Hailey College of Commerce
- Type: Public (undergraduate and graduate)
- Established: 4 March 1927
- Affiliation: University of the Punjab
- Principal: Hafiz Zafar Ahmad
- Students: 3300
- Location: Lahore, Punjab, Pakistan 31°34′N 74°18′E﻿ / ﻿31.567°N 74.300°E
- Campus: Two main blocks : Nazir Block and Anis Block
- Website: www.hcc.edu.pk

= Hailey College of Commerce =

Business college in Lahore, Pakistan

Hailey College of Commerce is a constituent undergraduate and postgraduate college of the University of the Punjab in Lahore, Punjab, Pakistan.

Established on 4 March 1927, it is the oldest specialized institution of commerce in Asia. It was first situated on the university's old campus and was relocated to its new campus in 1981. The college serves approximately 3000 students with a permanent faculty of 37.

==Historical background==
University of the Punjab came into existence on 14 October 1882 and the Faculty of Commerce was established during the session 1919–1920. In 1922, the Faculty of Commerce recommend to start a bachelor's degree in Commerce instead of the diploma offered at that time. This idea was further strengthened with the establishment of Northern India Chamber of Commerce in 1923 at Lahore. However, the plan was deferred for three years due to financial constraints. This problem was overcome by the generous offer of Sir Ganga Ram to donate his residential building "Nabha House" opposite the University Grounds for exclusive use to establish a College of Commerce. The Government of Punjab in return agreed to provide a recurring grant of Rs. 42,000 to meet the annual expenditure on the staff and establishment and a nonrecurring grant of Rs. 10,000 for furniture and other expenditures. All these offers were accepted and approved and Hailey College was established on 4 March 1927, named after the then Governor of Punjab and the Chancellor of the University Sir William Malcolm Hailey. Three years B. Corn. Degree Course was introduced at that time. The primary aim of the college was to impart sound and high-class education and training in the field of Commerce.

Sir Ganga Ram donated the "Nabha House" and the old hostel building for the establishment of the college in 1927. Later on, University of the Punjab added a Hall, four classrooms, a second hostel and other offices. But with the gradual increase in the number of students, these premises were considered insufficient to meet the college requirements.

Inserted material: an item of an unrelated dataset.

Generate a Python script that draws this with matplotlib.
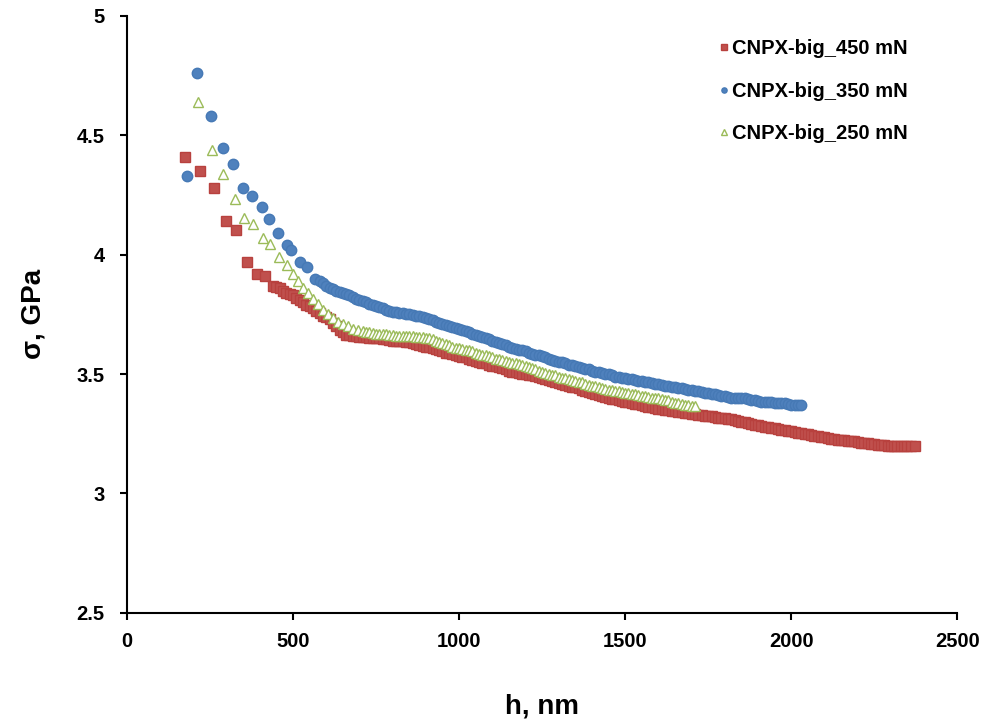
import matplotlib
matplotlib.use('Agg')
import matplotlib.pyplot as plt
from matplotlib.ticker import FuncFormatter

plt.rcParams['font.family'] = ['Liberation Sans', 'DejaVu Sans']
plt.rcParams['font.weight'] = 'bold'

# CNPX-big_450 mN  (depth h in nm, stress in GPa)
h_450 = [175, 220, 262, 298, 328, 361, 391, 416, 440,
         450, 460, 470, 480, 490, 500, 510, 520, 530, 540, 550, 560, 570, 580, 590, 600, 610, 620, 630, 640,
         650, 660, 670, 680, 690, 700, 710, 720, 730, 740, 750, 760, 770, 780, 790, 800, 810, 820, 830, 840,
         850, 860, 870, 880, 890, 900, 910, 920, 930, 940, 950, 960, 970, 980, 990, 1000, 1010, 1020, 1030, 1040,
         1050, 1060, 1070, 1080, 1090, 1100, 1110, 1120, 1130, 1140, 1150, 1160, 1170, 1180, 1190, 1200, 1210, 1220,
         1230, 1240, 1250, 1260, 1270, 1280, 1290, 1300, 1310, 1320, 1330, 1340, 1350, 1360, 1370, 1380, 1390, 1400,
         1410, 1420, 1430, 1440, 1450, 1460, 1470, 1480, 1490, 1500, 1510, 1520, 1530, 1540, 1550, 1560, 1570, 1580,
         1590, 1600, 1610, 1620, 1630, 1640, 1650, 1660, 1670, 1680, 1690, 1700, 1710, 1720, 1730, 1740, 1750, 1760,
         1770, 1780, 1790, 1800, 1810, 1820, 1830, 1840, 1850, 1860, 1870, 1880, 1890, 1900, 1910, 1920, 1930, 1940,
         1950, 1960, 1970, 1980, 1990, 2000, 2010, 2020, 2030, 2040, 2050, 2060, 2070, 2080, 2090, 2100, 2110, 2120,
         2130, 2140, 2150, 2160, 2170, 2180, 2190, 2200, 2210, 2220, 2230, 2240, 2250, 2260, 2270, 2280, 2290, 2300,
         2310, 2320, 2330, 2340, 2350, 2360, 2373]
s_450 = [4.41, 4.35, 4.28, 4.14, 4.105, 3.97, 3.92, 3.91, 3.87,
         3.865, 3.86, 3.85, 3.84, 3.835, 3.83, 3.82, 3.81, 3.80, 3.79, 3.785, 3.775, 3.765, 3.755, 3.745, 3.74, 3.73, 3.715, 3.70, 3.685,
         3.675, 3.665, 3.662, 3.66, 3.658, 3.656, 3.655, 3.655, 3.653, 3.65, 3.65, 3.65, 3.648, 3.645, 3.643, 3.64, 3.64, 3.64, 3.638, 3.635,
         3.633, 3.63, 3.625, 3.62, 3.618, 3.615, 3.612, 3.61, 3.605, 3.60, 3.595, 3.59, 3.588, 3.585, 3.58, 3.575, 3.572, 3.57, 3.565, 3.56,
         3.555, 3.55, 3.548, 3.545, 3.54, 3.535, 3.532, 3.53, 3.525, 3.52, 3.515, 3.51, 3.508, 3.505, 3.502, 3.50, 3.498, 3.495,
         3.492, 3.49, 3.485, 3.48, 3.476, 3.472, 3.468, 3.464, 3.46, 3.456, 3.452, 3.448, 3.444, 3.44, 3.435, 3.43, 3.425, 3.42,
         3.416, 3.412, 3.408, 3.404, 3.40, 3.397, 3.394, 3.391, 3.388, 3.385, 3.382, 3.379, 3.376, 3.373, 3.37, 3.367, 3.364, 3.361,
         3.358, 3.355, 3.353, 3.35, 3.348, 3.346, 3.345, 3.343, 3.34, 3.338, 3.336, 3.335, 3.333, 3.33, 3.328, 3.326, 3.325, 3.323,
         3.32, 3.318, 3.316, 3.315, 3.312, 3.31, 3.306, 3.303, 3.30, 3.298, 3.295, 3.29, 3.288, 3.285, 3.282, 3.28, 3.278, 3.276,
         3.275, 3.27, 3.268, 3.265, 3.262, 3.26, 3.258, 3.255, 3.253, 3.25, 3.248, 3.245, 3.242, 3.24, 3.238, 3.235, 3.233, 3.23,
         3.228, 3.226, 3.225, 3.223, 3.221, 3.22, 3.218, 3.215, 3.213, 3.211, 3.21, 3.208, 3.206, 3.205, 3.203, 3.202, 3.20, 3.20,
         3.20, 3.20, 3.20, 3.20, 3.20, 3.20, 3.20]

# CNPX-big_350 mN
h_350 = [181, 211, 253, 289, 319, 349, 376, 406, 428, 455, 482, 494, 521, 542, 566,
         580, 590, 600, 610, 620, 630, 640, 650, 660, 670, 680, 690, 700, 710, 720, 730, 740, 750, 760, 770,
         780, 790, 800, 810, 820, 830, 840, 850, 860, 870, 880, 890, 900, 910, 920, 930, 940, 950, 960, 970,
         980, 990, 1000, 1010, 1020, 1030, 1040, 1050, 1060, 1070, 1080, 1090, 1100, 1110, 1120, 1130, 1140, 1150,
         1160, 1170, 1180, 1190, 1200, 1210, 1220, 1230, 1240, 1250, 1260, 1270, 1280, 1290, 1300, 1310, 1320, 1330,
         1340, 1350, 1360, 1370, 1380, 1390, 1400, 1410, 1420, 1430, 1440, 1450, 1460, 1470, 1480, 1490, 1500, 1510,
         1520, 1530, 1540, 1550, 1560, 1570, 1580, 1590, 1600, 1610, 1620, 1630, 1640, 1650, 1660, 1670, 1680, 1690,
         1700, 1710, 1720, 1730, 1740, 1750, 1760, 1770, 1780, 1790, 1800, 1810, 1820, 1830, 1840, 1850, 1860, 1870,
         1880, 1890, 1900, 1910, 1920, 1930, 1940, 1950, 1960, 1970, 1980, 1990, 2000, 2010, 2020, 2030]
s_350 = [4.33, 4.76, 4.58, 4.445, 4.38, 4.28, 4.245, 4.20, 4.15, 4.09, 4.04, 4.02, 3.97, 3.95, 3.90,
         3.89, 3.88, 3.87, 3.86, 3.855, 3.85, 3.845, 3.84, 3.835, 3.83, 3.822, 3.815, 3.81, 3.805, 3.80, 3.795, 3.79, 3.785, 3.78, 3.775,
         3.77, 3.765, 3.762, 3.76, 3.758, 3.755, 3.752, 3.75, 3.748, 3.745, 3.742, 3.74, 3.735, 3.73, 3.725, 3.72, 3.715, 3.71, 3.705, 3.70,
         3.698, 3.695, 3.69, 3.685, 3.68, 3.675, 3.67, 3.665, 3.66, 3.655, 3.65, 3.645, 3.64, 3.635, 3.63, 3.625, 3.62, 3.615,
         3.61, 3.605, 3.602, 3.60, 3.595, 3.59, 3.585, 3.58, 3.578, 3.575, 3.57, 3.565, 3.56, 3.555, 3.552, 3.55, 3.545, 3.54,
         3.538, 3.535, 3.53, 3.525, 3.522, 3.52, 3.515, 3.51, 3.508, 3.505, 3.502, 3.50, 3.495, 3.49, 3.488, 3.485, 3.482, 3.48,
         3.478, 3.475, 3.472, 3.47, 3.468, 3.465, 3.462, 3.46, 3.458, 3.455, 3.452, 3.45, 3.448, 3.445, 3.442, 3.44, 3.438, 3.435,
         3.432, 3.43, 3.428, 3.425, 3.422, 3.42, 3.418, 3.415, 3.412, 3.41, 3.408, 3.405, 3.402, 3.40, 3.40, 3.40, 3.398, 3.395,
         3.392, 3.39, 3.388, 3.385, 3.385, 3.385, 3.382, 3.38, 3.38, 3.38, 3.378, 3.375, 3.372, 3.37, 3.37, 3.37]

# CNPX-big_250 mN
h_250 = [214, 256, 289, 325, 352, 380, 410, 431, 458, 482, 500,
         515, 530, 545, 560, 575, 590, 605, 620, 635, 650, 665, 680, 695,
         710, 720, 730, 740, 750, 760, 770, 780, 790, 800, 810, 820, 830, 840, 850, 860, 870, 880, 890, 900,
         910, 920, 930, 940, 950, 960, 970, 980, 990, 1000, 1010, 1020, 1030, 1040, 1050, 1060, 1070, 1080, 1090,
         1100, 1110, 1120, 1130, 1140, 1150, 1160, 1170, 1180, 1190, 1200, 1210, 1220, 1230, 1240, 1250, 1260, 1270,
         1280, 1290, 1300, 1310, 1320, 1330, 1340, 1350, 1360, 1370, 1380, 1390, 1400, 1410, 1420, 1430, 1440, 1450,
         1460, 1470, 1480, 1490, 1500, 1510, 1520, 1530, 1540, 1550, 1560, 1570, 1580, 1590, 1600, 1610, 1620, 1630,
         1640, 1650, 1660, 1670, 1680, 1690, 1700, 1710]
s_250 = [4.64, 4.44, 4.34, 4.235, 4.155, 4.13, 4.07, 4.045, 3.99, 3.955, 3.92,
         3.89, 3.86, 3.84, 3.815, 3.795, 3.77, 3.75, 3.735, 3.72, 3.71, 3.70, 3.69, 3.683,
         3.68, 3.677, 3.675, 3.672, 3.67, 3.67, 3.67, 3.668, 3.665, 3.662, 3.66, 3.66, 3.66, 3.66, 3.66, 3.658, 3.655, 3.655, 3.655, 3.652,
         3.65, 3.645, 3.64, 3.635, 3.63, 3.625, 3.62, 3.615, 3.61, 3.608, 3.605, 3.602, 3.60, 3.595, 3.59, 3.585, 3.58, 3.578, 3.575,
         3.57, 3.565, 3.562, 3.56, 3.555, 3.55, 3.548, 3.545, 3.542, 3.54, 3.535, 3.53, 3.525, 3.52, 3.515, 3.51, 3.505, 3.50,
         3.498, 3.495, 3.49, 3.485, 3.482, 3.48, 3.475, 3.47, 3.468, 3.465, 3.46, 3.455, 3.452, 3.45, 3.445, 3.44, 3.438, 3.435,
         3.432, 3.43, 3.428, 3.425, 3.422, 3.42, 3.418, 3.415, 3.412, 3.41, 3.408, 3.405, 3.402, 3.40, 3.398, 3.395, 3.392, 3.39,
         3.385, 3.38, 3.378, 3.375, 3.372, 3.37, 3.368, 3.365]

labels = ['CNPX-big_450 mN', 'CNPX-big_350 mN', 'CNPX-big_250 mN']
x_ticks = [0, 500, 1000, 1500, 2000, 2500]
y_ticks = [2.5, 3, 3.5, 4, 4.5, 5]

fig = plt.figure(figsize=(9.92, 7.27), dpi=100)
ax = fig.add_axes([0.128, 0.157, 0.837, 0.821])

ax.plot(h_450, s_450, 's', color='#C0504D', ms=7.5, mec='#B8413E', label=labels[0])
ax.plot(h_350, s_350, 'o', color='#4F81BD', ms=7.5, mec='#4679B5', label=labels[1])
ax.plot(h_250, s_250, '^', color='white', ms=7.5, mec='#9BBB59', mew=1.0, label=labels[2])

ax.set_xlim(0, 2500)
ax.set_ylim(2.5, 5)
ax.set_xticks(x_ticks)
ax.set_yticks(y_ticks)
ax.yaxis.set_major_formatter(FuncFormatter(lambda v, p: '%g' % v))
ax.tick_params(direction='out', length=5, width=1.5, labelsize=14.5)
ax.tick_params(axis='x', pad=9)
ax.tick_params(axis='y', pad=11)
for lab in ax.get_xticklabels() + ax.get_yticklabels():
    lab.set_fontweight('bold')

ax.spines['top'].set_visible(False)
ax.spines['right'].set_visible(False)
ax.spines['left'].set_linewidth(1.5)
ax.spines['bottom'].set_linewidth(1.5)

ax.set_xlabel('h, nm', fontsize=20, fontweight='bold')
ax.set_ylabel('σ, GPa', fontsize=20, fontweight='bold')
ax.xaxis.set_label_coords(0.5, -0.135)
ax.yaxis.set_label_coords(-0.097, 0.5)

ax.legend(loc='upper left', bbox_to_anchor=(0.703, 0.975), frameon=False,
          markerscale=0.5, handlelength=0.5, handletextpad=0.15, labelspacing=1.18,
          borderaxespad=0, prop={'weight': 'bold', 'size': 14.5})

fig.savefig('out.png', dpi=100)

The idea to shift the college to New Campus greatly developed during its Golden Jubilee Celebration in 1977 and it was shifted to the o New Campus on 23 September 1978 and temporarily housed in Hostel No. 15. The present premises were inaugurated on 1 January 1981. Later, the first floor and a separate Cafeteria were added during the next two years. The Library was built a structure of 6048 square feet and all its books were shifted from the City Campus to the new building in July 1985. A beautiful Table Tennis Court was donated by M/S Sends Industries Limited in 1987 and the college has also constructed Squash Racket Courts. There is a plan of adding a multipurpose hall in the near future.

Presently, the college is spread over a vast area in beautiful lush green surroundings with the Canal on one side and University Law College on the other. It has also the privilege of having the main mosque in its vicinity.